→ **SUPPLIED INFORMATION**
========

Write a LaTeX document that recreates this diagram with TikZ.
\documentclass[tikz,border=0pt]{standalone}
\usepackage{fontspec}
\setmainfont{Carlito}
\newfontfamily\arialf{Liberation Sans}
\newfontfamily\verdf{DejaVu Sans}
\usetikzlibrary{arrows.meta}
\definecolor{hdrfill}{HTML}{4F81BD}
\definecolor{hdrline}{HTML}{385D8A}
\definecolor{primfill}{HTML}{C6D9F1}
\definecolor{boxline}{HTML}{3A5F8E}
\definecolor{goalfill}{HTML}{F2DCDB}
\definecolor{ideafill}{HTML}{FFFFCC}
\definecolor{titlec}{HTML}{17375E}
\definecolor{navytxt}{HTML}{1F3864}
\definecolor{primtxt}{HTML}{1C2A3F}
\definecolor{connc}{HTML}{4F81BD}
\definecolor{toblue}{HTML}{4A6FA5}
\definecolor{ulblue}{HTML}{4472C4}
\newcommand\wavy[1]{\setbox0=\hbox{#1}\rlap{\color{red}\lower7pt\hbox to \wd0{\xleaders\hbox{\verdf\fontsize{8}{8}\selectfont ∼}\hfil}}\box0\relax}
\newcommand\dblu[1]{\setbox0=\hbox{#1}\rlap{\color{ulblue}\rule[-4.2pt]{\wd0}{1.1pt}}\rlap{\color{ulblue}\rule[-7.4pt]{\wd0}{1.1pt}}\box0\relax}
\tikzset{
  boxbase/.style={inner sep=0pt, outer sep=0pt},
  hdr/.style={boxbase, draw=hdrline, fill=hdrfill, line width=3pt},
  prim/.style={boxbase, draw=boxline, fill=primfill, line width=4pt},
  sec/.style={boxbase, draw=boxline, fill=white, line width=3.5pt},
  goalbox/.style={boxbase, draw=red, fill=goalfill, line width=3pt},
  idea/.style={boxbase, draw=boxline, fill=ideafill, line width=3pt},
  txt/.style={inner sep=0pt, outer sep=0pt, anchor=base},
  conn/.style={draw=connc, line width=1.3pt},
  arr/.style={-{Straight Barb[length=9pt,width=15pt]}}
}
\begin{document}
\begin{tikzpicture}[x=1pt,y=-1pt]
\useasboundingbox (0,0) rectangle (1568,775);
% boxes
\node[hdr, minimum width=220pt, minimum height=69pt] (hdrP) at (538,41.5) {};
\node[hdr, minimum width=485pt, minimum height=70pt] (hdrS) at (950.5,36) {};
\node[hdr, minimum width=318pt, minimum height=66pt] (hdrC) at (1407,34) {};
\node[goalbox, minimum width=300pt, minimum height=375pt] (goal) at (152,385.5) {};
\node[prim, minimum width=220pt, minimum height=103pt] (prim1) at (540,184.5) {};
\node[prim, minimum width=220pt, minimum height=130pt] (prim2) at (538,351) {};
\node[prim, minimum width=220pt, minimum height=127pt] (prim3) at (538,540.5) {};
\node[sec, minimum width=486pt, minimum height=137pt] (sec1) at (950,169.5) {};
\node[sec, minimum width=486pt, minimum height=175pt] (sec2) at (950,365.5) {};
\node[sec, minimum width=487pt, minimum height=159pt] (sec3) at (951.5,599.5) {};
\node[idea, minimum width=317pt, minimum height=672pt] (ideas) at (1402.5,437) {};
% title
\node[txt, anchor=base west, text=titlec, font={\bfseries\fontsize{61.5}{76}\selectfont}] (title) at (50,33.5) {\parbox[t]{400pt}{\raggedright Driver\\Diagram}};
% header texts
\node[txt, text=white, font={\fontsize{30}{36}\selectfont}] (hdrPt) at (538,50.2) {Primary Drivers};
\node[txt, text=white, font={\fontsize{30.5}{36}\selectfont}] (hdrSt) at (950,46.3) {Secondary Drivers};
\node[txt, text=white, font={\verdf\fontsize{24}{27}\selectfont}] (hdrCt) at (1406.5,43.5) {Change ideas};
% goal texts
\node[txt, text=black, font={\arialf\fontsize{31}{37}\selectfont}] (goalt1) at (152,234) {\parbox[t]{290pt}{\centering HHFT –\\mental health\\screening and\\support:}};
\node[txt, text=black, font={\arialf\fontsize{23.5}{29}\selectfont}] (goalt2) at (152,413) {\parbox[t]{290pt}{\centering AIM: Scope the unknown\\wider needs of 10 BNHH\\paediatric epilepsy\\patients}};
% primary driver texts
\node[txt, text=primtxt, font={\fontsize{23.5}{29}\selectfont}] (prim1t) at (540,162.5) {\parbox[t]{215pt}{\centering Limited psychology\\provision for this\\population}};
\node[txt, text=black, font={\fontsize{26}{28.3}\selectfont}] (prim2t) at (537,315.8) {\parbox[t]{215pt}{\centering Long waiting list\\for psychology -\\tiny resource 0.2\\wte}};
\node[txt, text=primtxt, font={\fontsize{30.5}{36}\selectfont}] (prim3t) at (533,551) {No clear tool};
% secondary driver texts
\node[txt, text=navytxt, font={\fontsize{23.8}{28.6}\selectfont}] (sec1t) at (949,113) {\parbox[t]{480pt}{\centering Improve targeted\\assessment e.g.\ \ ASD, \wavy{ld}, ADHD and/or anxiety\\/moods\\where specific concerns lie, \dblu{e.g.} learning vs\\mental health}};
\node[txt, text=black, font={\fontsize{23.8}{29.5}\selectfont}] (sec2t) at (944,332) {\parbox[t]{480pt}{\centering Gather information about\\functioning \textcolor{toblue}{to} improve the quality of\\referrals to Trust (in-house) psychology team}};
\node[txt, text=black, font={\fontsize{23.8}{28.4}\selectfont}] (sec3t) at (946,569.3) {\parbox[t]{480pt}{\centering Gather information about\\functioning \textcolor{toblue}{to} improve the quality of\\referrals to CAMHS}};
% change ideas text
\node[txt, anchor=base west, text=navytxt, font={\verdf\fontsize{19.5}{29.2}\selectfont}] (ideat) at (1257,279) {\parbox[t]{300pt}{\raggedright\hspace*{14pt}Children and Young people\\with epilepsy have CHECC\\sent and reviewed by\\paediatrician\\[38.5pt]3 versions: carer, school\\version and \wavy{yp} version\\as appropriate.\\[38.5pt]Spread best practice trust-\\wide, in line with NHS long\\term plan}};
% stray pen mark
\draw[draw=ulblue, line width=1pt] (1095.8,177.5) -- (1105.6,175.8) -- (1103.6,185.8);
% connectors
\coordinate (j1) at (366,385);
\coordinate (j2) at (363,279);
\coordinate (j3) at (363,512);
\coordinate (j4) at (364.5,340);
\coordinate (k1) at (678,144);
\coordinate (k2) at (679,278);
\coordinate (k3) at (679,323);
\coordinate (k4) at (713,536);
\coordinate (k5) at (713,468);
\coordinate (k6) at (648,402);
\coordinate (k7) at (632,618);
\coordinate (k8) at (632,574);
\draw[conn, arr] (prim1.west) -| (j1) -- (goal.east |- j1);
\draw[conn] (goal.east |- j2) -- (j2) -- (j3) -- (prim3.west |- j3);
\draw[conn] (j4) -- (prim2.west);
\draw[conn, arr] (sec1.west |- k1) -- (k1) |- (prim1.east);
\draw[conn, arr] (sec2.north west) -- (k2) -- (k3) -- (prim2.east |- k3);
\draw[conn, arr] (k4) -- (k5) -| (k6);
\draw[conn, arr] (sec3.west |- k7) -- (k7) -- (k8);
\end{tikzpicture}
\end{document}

========

All of the lines above must be returned exactly.

→ **RESULT BELOW**
Write a LaTeX document that recreates this diagram with TikZ.
\documentclass[tikz,border=0pt]{standalone}
\usepackage{fontspec}
\setmainfont{Carlito}
\newfontfamily\arialf{Liberation Sans}
\newfontfamily\verdf{DejaVu Sans}
\usetikzlibrary{arrows.meta}
\definecolor{hdrfill}{HTML}{4F81BD}
\definecolor{hdrline}{HTML}{385D8A}
\definecolor{primfill}{HTML}{C6D9F1}
\definecolor{boxline}{HTML}{3A5F8E}
\definecolor{goalfill}{HTML}{F2DCDB}
\definecolor{ideafill}{HTML}{FFFFCC}
\definecolor{titlec}{HTML}{17375E}
\definecolor{navytxt}{HTML}{1F3864}
\definecolor{primtxt}{HTML}{1C2A3F}
\definecolor{connc}{HTML}{4F81BD}
\definecolor{toblue}{HTML}{4A6FA5}
\definecolor{ulblue}{HTML}{4472C4}
\newcommand\wavy[1]{\setbox0=\hbox{#1}\rlap{\color{red}\lower7pt\hbox to \wd0{\xleaders\hbox{\verdf\fontsize{8}{8}\selectfont ∼}\hfil}}\box0\relax}
\newcommand\dblu[1]{\setbox0=\hbox{#1}\rlap{\color{ulblue}\rule[-4.2pt]{\wd0}{1.1pt}}\rlap{\color{ulblue}\rule[-7.4pt]{\wd0}{1.1pt}}\box0\relax}
\tikzset{
  boxbase/.style={inner sep=0pt, outer sep=0pt},
  hdr/.style={boxbase, draw=hdrline, fill=hdrfill, line width=3pt},
  prim/.style={boxbase, draw=boxline, fill=primfill, line width=4pt},
  sec/.style={boxbase, draw=boxline, fill=white, line width=3.5pt},
  goalbox/.style={boxbase, draw=red, fill=goalfill, line width=3pt},
  idea/.style={boxbase, draw=boxline, fill=ideafill, line width=3pt},
  txt/.style={inner sep=0pt, outer sep=0pt, anchor=base},
  conn/.style={draw=connc, line width=1.3pt},
  arr/.style={-{Straight Barb[length=9pt,width=15pt]}}
}
\begin{document}
\begin{tikzpicture}[x=1pt,y=-1pt]
\useasboundingbox (0,0) rectangle (1568,775);
% boxes
\node[hdr, minimum width=220pt, minimum height=69pt] (hdrP) at (538,41.5) {};
\node[hdr, minimum width=485pt, minimum height=70pt] (hdrS) at (950.5,36) {};
\node[hdr, minimum width=318pt, minimum height=66pt] (hdrC) at (1407,34) {};
\node[goalbox, minimum width=300pt, minimum height=375pt] (goal) at (152,385.5) {};
\node[prim, minimum width=220pt, minimum height=103pt] (prim1) at (540,184.5) {};
\node[prim, minimum width=220pt, minimum height=130pt] (prim2) at (538,351) {};
\node[prim, minimum width=220pt, minimum height=127pt] (prim3) at (538,540.5) {};
\node[sec, minimum width=486pt, minimum height=137pt] (sec1) at (950,169.5) {};
\node[sec, minimum width=486pt, minimum height=175pt] (sec2) at (950,365.5) {};
\node[sec, minimum width=487pt, minimum height=159pt] (sec3) at (951.5,599.5) {};
\node[idea, minimum width=317pt, minimum height=672pt] (ideas) at (1402.5,437) {};
% title
\node[txt, anchor=base west, text=titlec, font={\bfseries\fontsize{61.5}{76}\selectfont}] (title) at (50,33.5) {\parbox[t]{400pt}{\raggedright Driver\\Diagram}};
% header texts
\node[txt, text=white, font={\fontsize{30}{36}\selectfont}] (hdrPt) at (538,50.2) {Primary Drivers};
\node[txt, text=white, font={\fontsize{30.5}{36}\selectfont}] (hdrSt) at (950,46.3) {Secondary Drivers};
\node[txt, text=white, font={\verdf\fontsize{24}{27}\selectfont}] (hdrCt) at (1406.5,43.5) {Change ideas};
% goal texts
\node[txt, text=black, font={\arialf\fontsize{31}{37}\selectfont}] (goalt1) at (152,234) {\parbox[t]{290pt}{\centering HHFT –\\mental health\\screening and\\support:}};
\node[txt, text=black, font={\arialf\fontsize{23.5}{29}\selectfont}] (goalt2) at (152,413) {\parbox[t]{290pt}{\centering AIM: Scope the unknown\\wider needs of 10 BNHH\\paediatric epilepsy\\patients}};
% primary driver texts
\node[txt, text=primtxt, font={\fontsize{23.5}{29}\selectfont}] (prim1t) at (540,162.5) {\parbox[t]{215pt}{\centering Limited psychology\\provision for this\\population}};
\node[txt, text=black, font={\fontsize{26}{28.3}\selectfont}] (prim2t) at (537,315.8) {\parbox[t]{215pt}{\centering Long waiting list\\for psychology -\\tiny resource 0.2\\wte}};
\node[txt, text=primtxt, font={\fontsize{30.5}{36}\selectfont}] (prim3t) at (533,551) {No clear tool};
% secondary driver texts
\node[txt, text=navytxt, font={\fontsize{23.8}{28.6}\selectfont}] (sec1t) at (949,113) {\parbox[t]{480pt}{\centering Improve targeted\\assessment e.g.\ \ ASD, \wavy{ld}, ADHD and/or anxiety\\/moods\\where specific concerns lie, \dblu{e.g.} learning vs\\mental health}};
\node[txt, text=black, font={\fontsize{23.8}{29.5}\selectfont}] (sec2t) at (944,332) {\parbox[t]{480pt}{\centering Gather information about\\functioning \textcolor{toblue}{to} improve the quality of\\referrals to Trust (in-house) psychology team}};
\node[txt, text=black, font={\fontsize{23.8}{28.4}\selectfont}] (sec3t) at (946,569.3) {\parbox[t]{480pt}{\centering Gather information about\\functioning \textcolor{toblue}{to} improve the quality of\\referrals to CAMHS}};
% change ideas text
\node[txt, anchor=base west, text=navytxt, font={\verdf\fontsize{19.5}{29.2}\selectfont}] (ideat) at (1257,279) {\parbox[t]{300pt}{\raggedright\hspace*{14pt}Children and Young people\\with epilepsy have CHECC\\sent and reviewed by\\paediatrician\\[38.5pt]3 versions: carer, school\\version and \wavy{yp} version\\as appropriate.\\[38.5pt]Spread best practice trust-\\wide, in line with NHS long\\term plan}};
% stray pen mark
\draw[draw=ulblue, line width=1pt] (1095.8,177.5) -- (1105.6,175.8) -- (1103.6,185.8);
% connectors
\coordinate (j1) at (366,385);
\coordinate (j2) at (363,279);
\coordinate (j3) at (363,512);
\coordinate (j4) at (364.5,340);
\coordinate (k1) at (678,144);
\coordinate (k2) at (679,278);
\coordinate (k3) at (679,323);
\coordinate (k4) at (713,536);
\coordinate (k5) at (713,468);
\coordinate (k6) at (648,402);
\coordinate (k7) at (632,618);
\coordinate (k8) at (632,574);
\draw[conn, arr] (prim1.west) -| (j1) -- (goal.east |- j1);
\draw[conn] (goal.east |- j2) -- (j2) -- (j3) -- (prim3.west |- j3);
\draw[conn] (j4) -- (prim2.west);
\draw[conn, arr] (sec1.west |- k1) -- (k1) |- (prim1.east);
\draw[conn, arr] (sec2.north west) -- (k2) -- (k3) -- (prim2.east |- k3);
\draw[conn, arr] (k4) -- (k5) -| (k6);
\draw[conn, arr] (sec3.west |- k7) -- (k7) -- (k8);
\end{tikzpicture}
\end{document}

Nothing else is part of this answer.